Prompt: Begin with the first line of the entries below and reproduce each line exactly, ending with the line that holds "import * as".

Dataset records:

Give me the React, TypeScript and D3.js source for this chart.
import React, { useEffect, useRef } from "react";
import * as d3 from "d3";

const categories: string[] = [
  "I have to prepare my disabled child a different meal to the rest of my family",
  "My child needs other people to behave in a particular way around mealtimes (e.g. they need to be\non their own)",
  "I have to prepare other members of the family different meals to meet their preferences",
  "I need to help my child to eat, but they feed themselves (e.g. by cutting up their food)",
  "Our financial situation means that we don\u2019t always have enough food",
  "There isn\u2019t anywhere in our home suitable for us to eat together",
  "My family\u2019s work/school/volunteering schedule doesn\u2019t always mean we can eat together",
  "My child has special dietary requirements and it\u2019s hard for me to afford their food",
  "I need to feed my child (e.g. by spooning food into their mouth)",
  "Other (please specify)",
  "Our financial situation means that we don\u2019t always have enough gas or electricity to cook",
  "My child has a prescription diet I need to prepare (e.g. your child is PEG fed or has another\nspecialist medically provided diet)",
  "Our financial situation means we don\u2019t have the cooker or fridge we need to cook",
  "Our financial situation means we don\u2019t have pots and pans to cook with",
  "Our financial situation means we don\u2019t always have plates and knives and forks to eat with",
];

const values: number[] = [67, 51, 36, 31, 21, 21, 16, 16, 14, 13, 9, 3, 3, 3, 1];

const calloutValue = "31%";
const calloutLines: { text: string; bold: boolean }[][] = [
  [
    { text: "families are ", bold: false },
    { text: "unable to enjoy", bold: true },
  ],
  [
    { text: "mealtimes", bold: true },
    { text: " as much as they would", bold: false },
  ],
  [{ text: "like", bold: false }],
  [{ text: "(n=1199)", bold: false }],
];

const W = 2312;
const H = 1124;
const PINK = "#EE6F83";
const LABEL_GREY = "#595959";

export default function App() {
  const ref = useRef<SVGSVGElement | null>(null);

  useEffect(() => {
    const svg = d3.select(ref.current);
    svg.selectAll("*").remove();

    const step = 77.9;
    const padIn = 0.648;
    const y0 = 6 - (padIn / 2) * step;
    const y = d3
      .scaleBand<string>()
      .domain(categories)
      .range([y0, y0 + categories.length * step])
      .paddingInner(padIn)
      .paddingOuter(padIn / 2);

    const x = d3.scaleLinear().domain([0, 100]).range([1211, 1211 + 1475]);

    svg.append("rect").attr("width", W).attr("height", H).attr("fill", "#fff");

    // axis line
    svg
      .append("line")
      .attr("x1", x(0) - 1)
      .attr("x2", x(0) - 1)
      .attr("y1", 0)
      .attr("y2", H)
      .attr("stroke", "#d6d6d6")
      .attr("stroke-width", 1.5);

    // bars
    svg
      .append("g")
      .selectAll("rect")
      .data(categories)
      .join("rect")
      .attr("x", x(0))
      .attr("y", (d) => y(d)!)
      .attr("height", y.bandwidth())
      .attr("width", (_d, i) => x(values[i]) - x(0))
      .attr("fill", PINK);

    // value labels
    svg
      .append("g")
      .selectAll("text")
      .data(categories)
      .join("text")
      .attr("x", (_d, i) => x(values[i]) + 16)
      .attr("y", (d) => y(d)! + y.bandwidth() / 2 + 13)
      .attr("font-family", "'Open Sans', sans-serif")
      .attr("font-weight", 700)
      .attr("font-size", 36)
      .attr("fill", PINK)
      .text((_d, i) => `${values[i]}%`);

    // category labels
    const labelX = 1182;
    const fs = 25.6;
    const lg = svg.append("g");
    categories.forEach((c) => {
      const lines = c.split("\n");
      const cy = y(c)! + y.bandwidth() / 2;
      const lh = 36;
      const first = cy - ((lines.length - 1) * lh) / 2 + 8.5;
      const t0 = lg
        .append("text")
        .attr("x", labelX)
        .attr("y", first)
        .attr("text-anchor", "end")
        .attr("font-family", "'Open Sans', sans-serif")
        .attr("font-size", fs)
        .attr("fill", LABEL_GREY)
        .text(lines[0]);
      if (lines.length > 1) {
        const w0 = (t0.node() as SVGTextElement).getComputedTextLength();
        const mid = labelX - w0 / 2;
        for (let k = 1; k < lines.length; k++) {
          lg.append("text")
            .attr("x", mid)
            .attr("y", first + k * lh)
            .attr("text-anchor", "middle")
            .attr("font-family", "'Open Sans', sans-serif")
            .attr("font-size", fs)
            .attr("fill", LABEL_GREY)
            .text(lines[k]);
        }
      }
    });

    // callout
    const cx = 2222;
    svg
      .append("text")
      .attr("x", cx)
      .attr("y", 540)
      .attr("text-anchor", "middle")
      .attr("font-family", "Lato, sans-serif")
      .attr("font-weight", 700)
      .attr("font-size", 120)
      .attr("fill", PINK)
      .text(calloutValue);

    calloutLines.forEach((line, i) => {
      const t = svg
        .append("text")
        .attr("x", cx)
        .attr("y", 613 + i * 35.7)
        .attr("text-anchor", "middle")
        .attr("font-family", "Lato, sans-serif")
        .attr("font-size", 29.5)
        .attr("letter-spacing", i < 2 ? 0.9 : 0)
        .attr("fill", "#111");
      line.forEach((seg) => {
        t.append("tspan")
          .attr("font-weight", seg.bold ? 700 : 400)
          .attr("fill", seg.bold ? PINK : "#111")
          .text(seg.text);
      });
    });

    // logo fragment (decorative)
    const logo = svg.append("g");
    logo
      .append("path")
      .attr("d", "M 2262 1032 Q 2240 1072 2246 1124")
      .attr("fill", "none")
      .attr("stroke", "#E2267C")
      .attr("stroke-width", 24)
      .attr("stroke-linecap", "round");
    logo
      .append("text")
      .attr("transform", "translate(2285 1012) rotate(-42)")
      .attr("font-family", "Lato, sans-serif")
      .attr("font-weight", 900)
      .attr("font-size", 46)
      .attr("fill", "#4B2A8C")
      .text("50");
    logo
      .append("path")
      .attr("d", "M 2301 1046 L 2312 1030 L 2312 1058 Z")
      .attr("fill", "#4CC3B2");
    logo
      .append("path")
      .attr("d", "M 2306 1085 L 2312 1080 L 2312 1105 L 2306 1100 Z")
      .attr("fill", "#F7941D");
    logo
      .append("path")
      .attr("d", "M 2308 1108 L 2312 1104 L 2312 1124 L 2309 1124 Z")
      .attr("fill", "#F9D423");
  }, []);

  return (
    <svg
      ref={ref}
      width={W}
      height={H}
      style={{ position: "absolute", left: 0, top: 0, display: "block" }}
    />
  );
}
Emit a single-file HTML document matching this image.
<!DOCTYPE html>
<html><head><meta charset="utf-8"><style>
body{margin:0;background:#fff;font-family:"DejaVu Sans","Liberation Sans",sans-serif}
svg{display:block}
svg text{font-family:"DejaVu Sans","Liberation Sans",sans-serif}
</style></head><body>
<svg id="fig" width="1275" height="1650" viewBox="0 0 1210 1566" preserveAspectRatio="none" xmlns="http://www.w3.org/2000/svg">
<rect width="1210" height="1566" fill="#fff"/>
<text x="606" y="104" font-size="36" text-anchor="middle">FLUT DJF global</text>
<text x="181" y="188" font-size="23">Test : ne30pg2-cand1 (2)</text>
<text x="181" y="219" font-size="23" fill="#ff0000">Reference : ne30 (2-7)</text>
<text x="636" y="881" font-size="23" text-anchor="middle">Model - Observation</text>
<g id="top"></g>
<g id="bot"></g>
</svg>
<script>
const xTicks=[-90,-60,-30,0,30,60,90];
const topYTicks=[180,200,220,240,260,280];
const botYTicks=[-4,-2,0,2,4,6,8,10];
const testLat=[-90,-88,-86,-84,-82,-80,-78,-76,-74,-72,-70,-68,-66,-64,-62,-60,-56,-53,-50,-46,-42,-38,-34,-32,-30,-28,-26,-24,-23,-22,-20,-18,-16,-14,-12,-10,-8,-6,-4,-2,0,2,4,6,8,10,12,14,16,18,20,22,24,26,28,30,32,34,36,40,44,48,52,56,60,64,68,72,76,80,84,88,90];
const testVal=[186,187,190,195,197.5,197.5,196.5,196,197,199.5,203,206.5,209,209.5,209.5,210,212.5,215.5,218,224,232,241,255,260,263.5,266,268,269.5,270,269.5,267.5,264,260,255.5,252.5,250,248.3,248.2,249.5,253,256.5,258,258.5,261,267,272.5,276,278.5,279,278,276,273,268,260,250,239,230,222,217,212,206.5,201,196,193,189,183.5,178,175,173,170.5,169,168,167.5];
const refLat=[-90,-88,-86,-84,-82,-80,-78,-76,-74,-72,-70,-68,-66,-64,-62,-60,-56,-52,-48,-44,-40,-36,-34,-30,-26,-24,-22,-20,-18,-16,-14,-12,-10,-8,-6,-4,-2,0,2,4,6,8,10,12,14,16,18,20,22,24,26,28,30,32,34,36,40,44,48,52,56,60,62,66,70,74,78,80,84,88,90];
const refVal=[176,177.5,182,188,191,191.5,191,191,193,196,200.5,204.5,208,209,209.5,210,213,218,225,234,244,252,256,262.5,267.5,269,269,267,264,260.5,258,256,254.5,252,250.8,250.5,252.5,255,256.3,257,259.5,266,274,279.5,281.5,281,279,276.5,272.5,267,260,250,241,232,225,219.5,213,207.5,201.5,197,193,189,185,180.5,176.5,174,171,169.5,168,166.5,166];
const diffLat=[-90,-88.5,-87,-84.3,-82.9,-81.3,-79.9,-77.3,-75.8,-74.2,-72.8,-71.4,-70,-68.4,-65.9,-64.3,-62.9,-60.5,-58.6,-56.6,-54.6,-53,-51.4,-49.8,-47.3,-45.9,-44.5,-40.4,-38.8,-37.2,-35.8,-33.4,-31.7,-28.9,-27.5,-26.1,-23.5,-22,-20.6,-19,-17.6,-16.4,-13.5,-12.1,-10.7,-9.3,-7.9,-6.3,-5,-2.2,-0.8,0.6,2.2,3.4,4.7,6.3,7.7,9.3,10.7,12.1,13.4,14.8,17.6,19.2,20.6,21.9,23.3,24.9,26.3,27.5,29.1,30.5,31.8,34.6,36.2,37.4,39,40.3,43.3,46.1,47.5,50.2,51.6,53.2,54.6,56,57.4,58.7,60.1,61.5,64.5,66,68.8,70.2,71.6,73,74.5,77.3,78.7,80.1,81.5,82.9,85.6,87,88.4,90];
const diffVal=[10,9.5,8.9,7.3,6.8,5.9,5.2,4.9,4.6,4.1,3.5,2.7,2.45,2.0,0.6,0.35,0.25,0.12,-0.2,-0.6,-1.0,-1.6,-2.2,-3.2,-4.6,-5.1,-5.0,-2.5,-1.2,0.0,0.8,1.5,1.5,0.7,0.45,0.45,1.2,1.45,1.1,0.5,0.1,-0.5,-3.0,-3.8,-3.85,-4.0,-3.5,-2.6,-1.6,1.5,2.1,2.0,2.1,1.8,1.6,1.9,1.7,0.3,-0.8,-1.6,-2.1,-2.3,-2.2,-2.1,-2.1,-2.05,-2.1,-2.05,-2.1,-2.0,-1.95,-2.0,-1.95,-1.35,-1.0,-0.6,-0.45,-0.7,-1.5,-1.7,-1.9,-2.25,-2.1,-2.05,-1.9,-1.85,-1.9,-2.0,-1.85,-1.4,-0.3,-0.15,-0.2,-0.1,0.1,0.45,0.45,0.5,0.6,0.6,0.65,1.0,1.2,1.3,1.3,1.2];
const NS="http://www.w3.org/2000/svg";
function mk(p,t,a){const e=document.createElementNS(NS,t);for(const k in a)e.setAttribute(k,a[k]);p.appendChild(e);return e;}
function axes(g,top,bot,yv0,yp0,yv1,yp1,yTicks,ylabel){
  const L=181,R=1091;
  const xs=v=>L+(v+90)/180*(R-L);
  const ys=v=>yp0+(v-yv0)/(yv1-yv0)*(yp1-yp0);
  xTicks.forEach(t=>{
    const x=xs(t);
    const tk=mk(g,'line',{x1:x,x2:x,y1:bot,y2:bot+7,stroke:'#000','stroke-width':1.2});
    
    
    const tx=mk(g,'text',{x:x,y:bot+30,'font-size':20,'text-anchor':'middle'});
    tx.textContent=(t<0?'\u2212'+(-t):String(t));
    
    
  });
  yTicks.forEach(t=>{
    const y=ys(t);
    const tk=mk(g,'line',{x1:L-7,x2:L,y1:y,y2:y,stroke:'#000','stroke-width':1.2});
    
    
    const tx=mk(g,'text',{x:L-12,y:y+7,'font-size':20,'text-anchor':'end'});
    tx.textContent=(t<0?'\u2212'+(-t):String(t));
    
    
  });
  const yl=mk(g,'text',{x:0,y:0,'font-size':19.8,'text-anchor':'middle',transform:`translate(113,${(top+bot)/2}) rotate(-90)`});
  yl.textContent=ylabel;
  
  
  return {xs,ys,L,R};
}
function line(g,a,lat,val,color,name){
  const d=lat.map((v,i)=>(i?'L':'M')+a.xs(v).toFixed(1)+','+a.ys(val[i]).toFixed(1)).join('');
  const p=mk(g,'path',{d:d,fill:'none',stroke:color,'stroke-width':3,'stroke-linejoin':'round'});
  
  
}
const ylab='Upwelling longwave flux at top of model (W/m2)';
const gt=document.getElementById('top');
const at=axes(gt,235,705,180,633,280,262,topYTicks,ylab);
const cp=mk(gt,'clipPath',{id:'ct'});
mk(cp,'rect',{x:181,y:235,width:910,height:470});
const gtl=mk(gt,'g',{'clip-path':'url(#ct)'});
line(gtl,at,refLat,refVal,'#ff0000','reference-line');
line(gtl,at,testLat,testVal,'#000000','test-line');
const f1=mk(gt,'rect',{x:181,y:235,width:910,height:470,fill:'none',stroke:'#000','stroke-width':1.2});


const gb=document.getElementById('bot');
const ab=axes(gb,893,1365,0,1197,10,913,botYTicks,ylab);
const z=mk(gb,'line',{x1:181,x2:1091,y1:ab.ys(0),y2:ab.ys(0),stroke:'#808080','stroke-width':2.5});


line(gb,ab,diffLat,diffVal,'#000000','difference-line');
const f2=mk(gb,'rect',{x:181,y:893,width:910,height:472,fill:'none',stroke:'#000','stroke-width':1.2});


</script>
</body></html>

Written solution:
Give me the React, TypeScript and D3.js source for this chart.
import React, { useEffect, useRef } from "react";
import * as d3 from "d3";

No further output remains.